Start of SUPPLIED DATA
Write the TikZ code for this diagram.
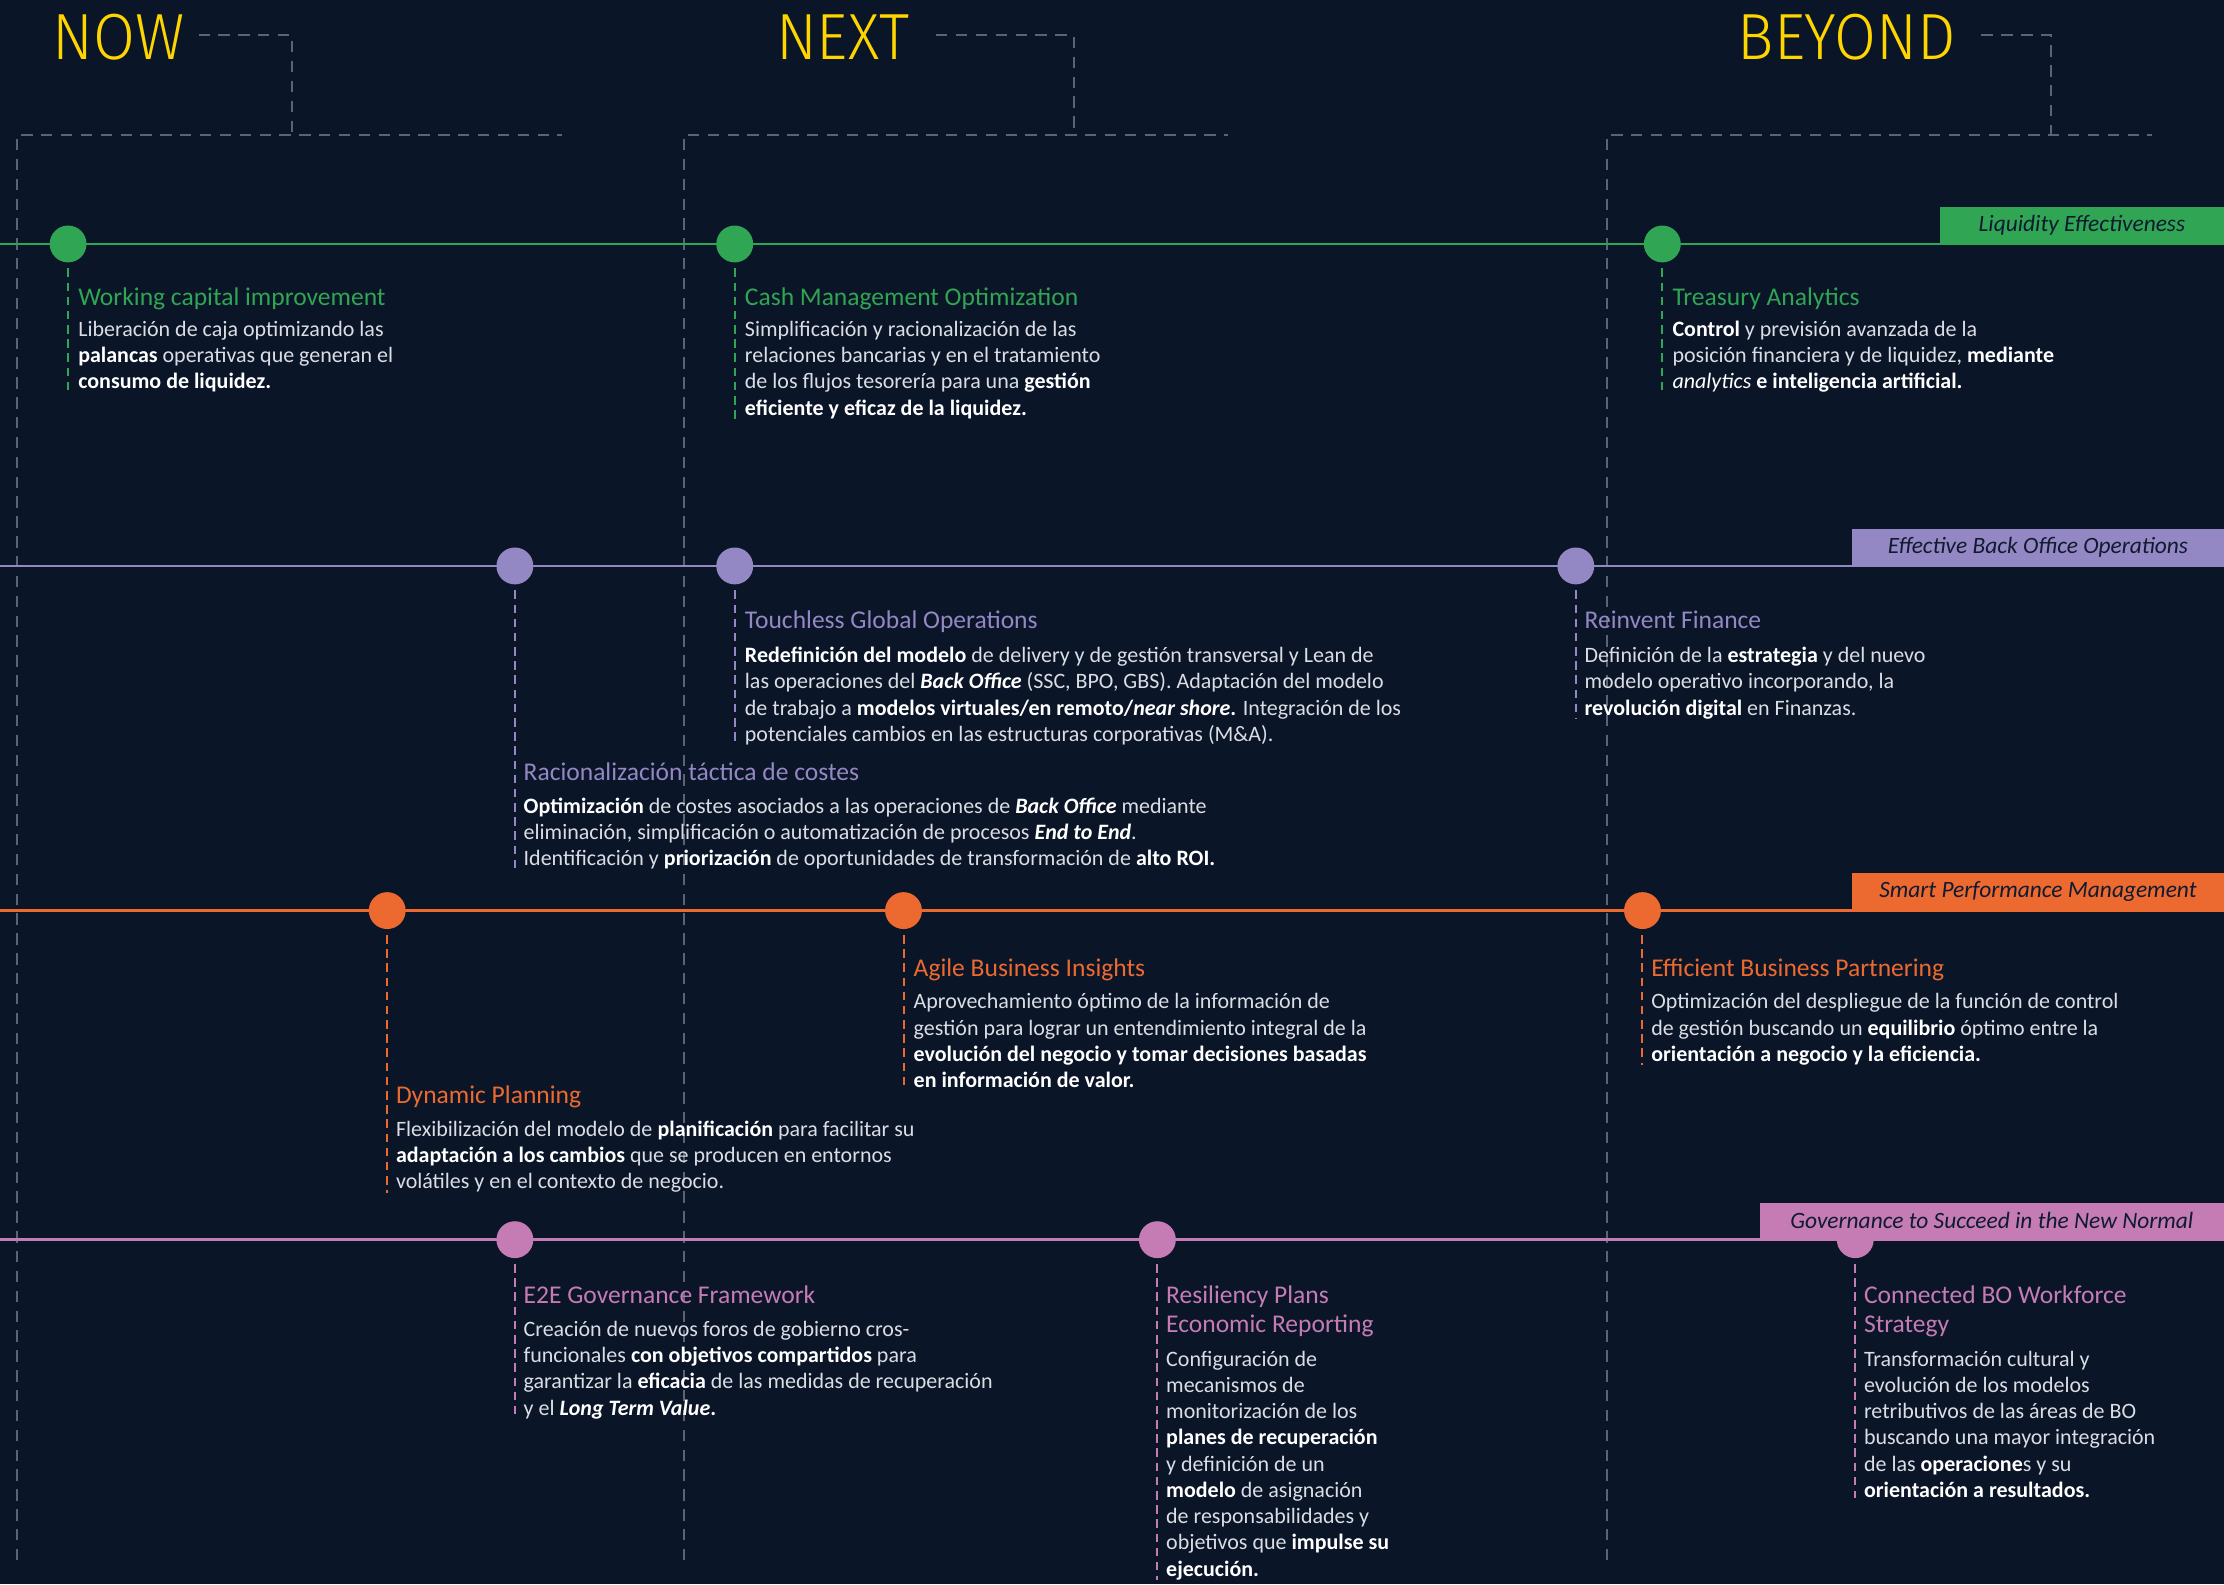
\documentclass[tikz,border=0pt]{standalone}
\usepackage{fontspec}
\setmainfont{Carlito}
\newfontfamily\headfont{Fira Sans Light}[FakeStretch=0.93]
\usepackage{tikz}
\usetikzlibrary{positioning}
\definecolor{bgnavy}{HTML}{0B1528}
\definecolor{eyyellow}{HTML}{FFD500}
\definecolor{guidegray}{HTML}{5C6474}
\definecolor{liqgreen}{HTML}{30A553}
\definecolor{bopurple}{HTML}{9488C4}
\definecolor{perforange}{HTML}{EC6A2F}
\definecolor{govpink}{HTML}{C57CB5}
\definecolor{bodygray}{HTML}{DADDE4}
\definecolor{labelink}{HTML}{101A30}
\newcommand{\bw}[1]{{\bfseries\color{white}#1}}
\newcommand{\fl}{\rule{0pt}{14pt}}
\newcommand{\ft}{\rule{0pt}{16pt}}
\tikzstyle{header}=[anchor=base west,inner sep=0pt,text=eyyellow,font=\headfont\fontsize{46}{46}\selectfont]
\tikzstyle{guide}=[draw=guidegray,line width=1.4pt,dash pattern=on 8pt off 6pt]
\tikzstyle{band}=[line width=2pt]
\tikzstyle{dot}=[circle,minimum size=26pt,inner sep=0pt]
\tikzstyle{tag}=[anchor=south east,minimum height=26pt,inner sep=0pt,text=labelink,font=\itshape\fontsize{16.5}{16.5}\selectfont]
\tikzstyle{itemtitle}=[anchor=north west,inner sep=0pt,align=left,font=\fontsize{18}{20}\selectfont]
\tikzstyle{itembody}=[anchor=north west,inner sep=0pt,align=left,text=bodygray,font=\fontsize{15.5}{18.5}\selectfont]
\tikzstyle{stem}=[line width=1.4pt,dash pattern=on 6pt off 4pt,shorten <=4pt]

\begin{document}
\begin{tikzpicture}[x=1pt,y=-1pt]
  \useasboundingbox[fill=bgnavy] (0,0) rectangle (1568,1117);
  % headers
  \node[header] (now)    at (37,42)   {NOW};
  \node[header] (next)   at (547,42)  {NEXT};
  \node[header] (beyond) at (1225,42) {BEYOND};
  \draw[guide] (140,25) -| (206,95);
  \draw[guide] (12,1100) |- (396,95);
  \draw[guide] (660,25) -| (757,95);
  \draw[guide] (482,1100) |- (866,95);
  \draw[guide] (1397,25) -| (1446,95);
  \draw[guide] (1133,1100) |- (1517,95);
  % bands
  \draw[band,liqgreen]   (0,172) -- (1568,172);
  \draw[band,bopurple]   (0,399) -- (1568,399);
  \draw[band,perforange] (0,642) -- (1568,642);
  \draw[band,govpink]    (0,874) -- (1568,874);
  % milestones
  \node[dot,fill=liqgreen] (wci) at (48,172)   {};
  \node[dot,fill=liqgreen] (cmo) at (518,172)  {};
  \node[dot,fill=liqgreen] (tra) at (1172,172) {};
  \node[dot,fill=bopurple] (rtc) at (363,399)  {};
  \node[dot,fill=bopurple] (tgo) at (518,399)  {};
  \node[dot,fill=bopurple] (rif) at (1111,399) {};
  \node[dot,fill=perforange] (dyp) at (273,642)  {};
  \node[dot,fill=perforange] (abi) at (637,642)  {};
  \node[dot,fill=perforange] (ebp) at (1158,642) {};
  \node[dot,fill=govpink] (egf) at (363,874)  {};
  \node[dot,fill=govpink] (rpl) at (816,874)  {};
  \node[dot,fill=govpink] (cbo) at (1308,874) {};
  % tags
  \node[tag,fill=liqgreen,minimum width=200pt]   (liqtag)  at (1568,172) {Liquidity Effectiveness};
  \node[tag,fill=bopurple,minimum width=262pt]   (botag)   at (1568,399) {Effective Back Office Operations};
  \node[tag,fill=perforange,minimum width=262pt] (perftag) at (1568,642) {Smart Performance Management};
  \node[tag,fill=govpink,minimum width=327pt]    (govtag)  at (1568,874) {Governance to Succeed in the New Normal};
  % liquidity
  \node[itemtitle,text=liqgreen] (wcititle) at (55,199) {\ft Working capital improvement};
  \node[itembody] (wcibody) at (55,223) {\fl Liberación de caja optimizando las\\\bw{palancas} operativas que generan el\\\bw{consumo de liquidez.}};
  \node[itemtitle,text=liqgreen] (cmotitle) at (525,199) {\ft Cash Management Optimization};
  \node[itembody] (cmobody) at (525,223) {\fl Simplificación y racionalización de las\\relaciones bancarias y en el tratamiento\\de los flujos tesorería para una \bw{gestión}\\\bw{eficiente y eficaz de la liquidez.}};
  \node[itemtitle,text=liqgreen] (tratitle) at (1179,199) {\ft Treasury Analytics};
  \node[itembody] (trabody) at (1179,223) {\fl\bw{Control} y previsión avanzada de la\\posición financiera y de liquidez, \bw{mediante}\\{\color{white}\itshape analytics} \bw{e inteligencia artificial.}};
  % back office
  \node[itemtitle,text=bopurple] (tgotitle) at (525,427) {\ft Touchless Global Operations};
  \node[itembody] (tgobody) at (525,453) {\fl\bw{Redefinición del modelo} de delivery y de gestión transversal y Lean de\\las operaciones del \bw{\itshape Back Office} (SSC, BPO, GBS). Adaptación del modelo\\de trabajo a \bw{modelos virtuales/en remoto/\textit{near shore}.} Integración de los\\potenciales cambios en las estructuras corporativas (M\&A).};
  \node[itemtitle,text=bopurple] (riftitle) at (1117,427) {\ft Reinvent Finance};
  \node[itembody] (rifbody) at (1117,453) {\fl Definición de la \bw{estrategia} y del nuevo\\modelo operativo incorporando, la\\\bw{revolución digital} en Finanzas.};
  \node[itemtitle,text=bopurple] (rtctitle) at (369,534) {\ft Racionalización táctica de costes};
  \node[itembody] (rtcbody) at (369,559) {\fl\bw{Optimización} de costes asociados a las operaciones de \bw{\itshape Back Office} mediante\\eliminación, simplificación o automatización de procesos \bw{\itshape End to End}.\\Identificación y \bw{priorización} de oportunidades de transformación de \bw{alto ROI.}};
  % performance
  \node[itemtitle,text=perforange] (abititle) at (644,672) {\ft Agile Business Insights};
  \node[itembody] (abibody) at (644,697) {\fl Aprovechamiento óptimo de la información de\\gestión para lograr un entendimiento integral de la\\\bw{evolución del negocio y tomar decisiones basadas}\\\bw{en información de valor.}};
  \node[itemtitle,text=perforange] (ebptitle) at (1164,672) {\ft Efficient Business Partnering};
  \node[itembody] (ebpbody) at (1164,697) {\fl Optimización del despliegue de la función de control\\de gestión buscando un \bw{equilibrio} óptimo entre la\\\bw{orientación a negocio y la eficiencia.}};
  \node[itemtitle,text=perforange] (dyptitle) at (279,762) {\ft Dynamic Planning};
  \node[itembody] (dypbody) at (279,787) {\fl Flexibilización del modelo de \bw{planificación} para facilitar su\\\bw{adaptación a los cambios} que se producen en entornos\\volátiles y en el contexto de negocio.};
  % governance
  \node[itemtitle,text=govpink] (egftitle) at (369,903) {\ft E2E Governance Framework};
  \node[itembody] (egfbody) at (369,928) {\fl Creación de nuevos foros de gobierno cros-\\funcionales \bw{con objetivos compartidos} para\\garantizar la \bw{eficacia} de las medidas de recuperación\\y el \bw{\textit{Long Term Value}.}};
  \node[itemtitle,text=govpink] (rpltitle) at (822,903) {\ft Resiliency Plans\\Economic Reporting};
  \node[itembody] (rplbody) at (822,949) {\fl Configuración de\\mecanismos de\\monitorización de los\\\bw{planes de recuperación}\\y definición de un\\\bw{modelo} de asignación\\de responsabilidades y\\objetivos que \bw{impulse su}\\\bw{ejecución.}};
  \node[itemtitle,text=govpink] (cbotitle) at (1314,903) {\ft Connected BO Workforce\\Strategy};
  \node[itembody] (cbobody) at (1314,949) {\fl Transformación cultural y\\evolución de los modelos\\retributivos de las áreas de BO\\buscando una mayor integración\\de las \bw{operacione}s y su\\\bw{orientación a resultados.}};
  % stems
  \draw[stem,liqgreen] (wci.south) -- (wci.south |- wcibody.south);
  \draw[stem,liqgreen] (cmo.south) -- (cmo.south |- cmobody.south);
  \draw[stem,liqgreen] (tra.south) -- (tra.south |- trabody.south);
  \draw[stem,bopurple] (tgo.south) -- (tgo.south |- tgobody.south);
  \draw[stem,bopurple] (rif.south) -- (rif.south |- rifbody.south);
  \draw[stem,bopurple] (rtc.south) -- (rtc.south |- rtcbody.south);
  \draw[stem,perforange] (abi.south) -- (abi.south |- abibody.south);
  \draw[stem,perforange] (ebp.south) -- (ebp.south |- ebpbody.south);
  \draw[stem,perforange] (dyp.south) -- (dyp.south |- dypbody.south);
  \draw[stem,govpink] (egf.south) -- (egf.south |- egfbody.south);
  \draw[stem,govpink] (rpl.south) -- (rpl.south |- rplbody.south);
  \draw[stem,govpink] (cbo.south) -- (cbo.south |- cbobody.south);
\end{tikzpicture}
\end{document}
End of SUPPLIED DATA
> _TASK DIRECTIONS_: Write out the lines from the start of the material to the line with "off 4pt,shorten <=4pt]", inclusive and exactly. Skip the pictures.

> _EXERCISE RESPONSE_:
Write the TikZ code for this diagram.
\documentclass[tikz,border=0pt]{standalone}
\usepackage{fontspec}
\setmainfont{Carlito}
\newfontfamily\headfont{Fira Sans Light}[FakeStretch=0.93]
\usepackage{tikz}
\usetikzlibrary{positioning}
\definecolor{bgnavy}{HTML}{0B1528}
\definecolor{eyyellow}{HTML}{FFD500}
\definecolor{guidegray}{HTML}{5C6474}
\definecolor{liqgreen}{HTML}{30A553}
\definecolor{bopurple}{HTML}{9488C4}
\definecolor{perforange}{HTML}{EC6A2F}
\definecolor{govpink}{HTML}{C57CB5}
\definecolor{bodygray}{HTML}{DADDE4}
\definecolor{labelink}{HTML}{101A30}
\newcommand{\bw}[1]{{\bfseries\color{white}#1}}
\newcommand{\fl}{\rule{0pt}{14pt}}
\newcommand{\ft}{\rule{0pt}{16pt}}
\tikzstyle{header}=[anchor=base west,inner sep=0pt,text=eyyellow,font=\headfont\fontsize{46}{46}\selectfont]
\tikzstyle{guide}=[draw=guidegray,line width=1.4pt,dash pattern=on 8pt off 6pt]
\tikzstyle{band}=[line width=2pt]
\tikzstyle{dot}=[circle,minimum size=26pt,inner sep=0pt]
\tikzstyle{tag}=[anchor=south east,minimum height=26pt,inner sep=0pt,text=labelink,font=\itshape\fontsize{16.5}{16.5}\selectfont]
\tikzstyle{itemtitle}=[anchor=north west,inner sep=0pt,align=left,font=\fontsize{18}{20}\selectfont]
\tikzstyle{itembody}=[anchor=north west,inner sep=0pt,align=left,text=bodygray,font=\fontsize{15.5}{18.5}\selectfont]
\tikzstyle{stem}=[line width=1.4pt,dash pattern=on 6pt off 4pt,shorten <=4pt]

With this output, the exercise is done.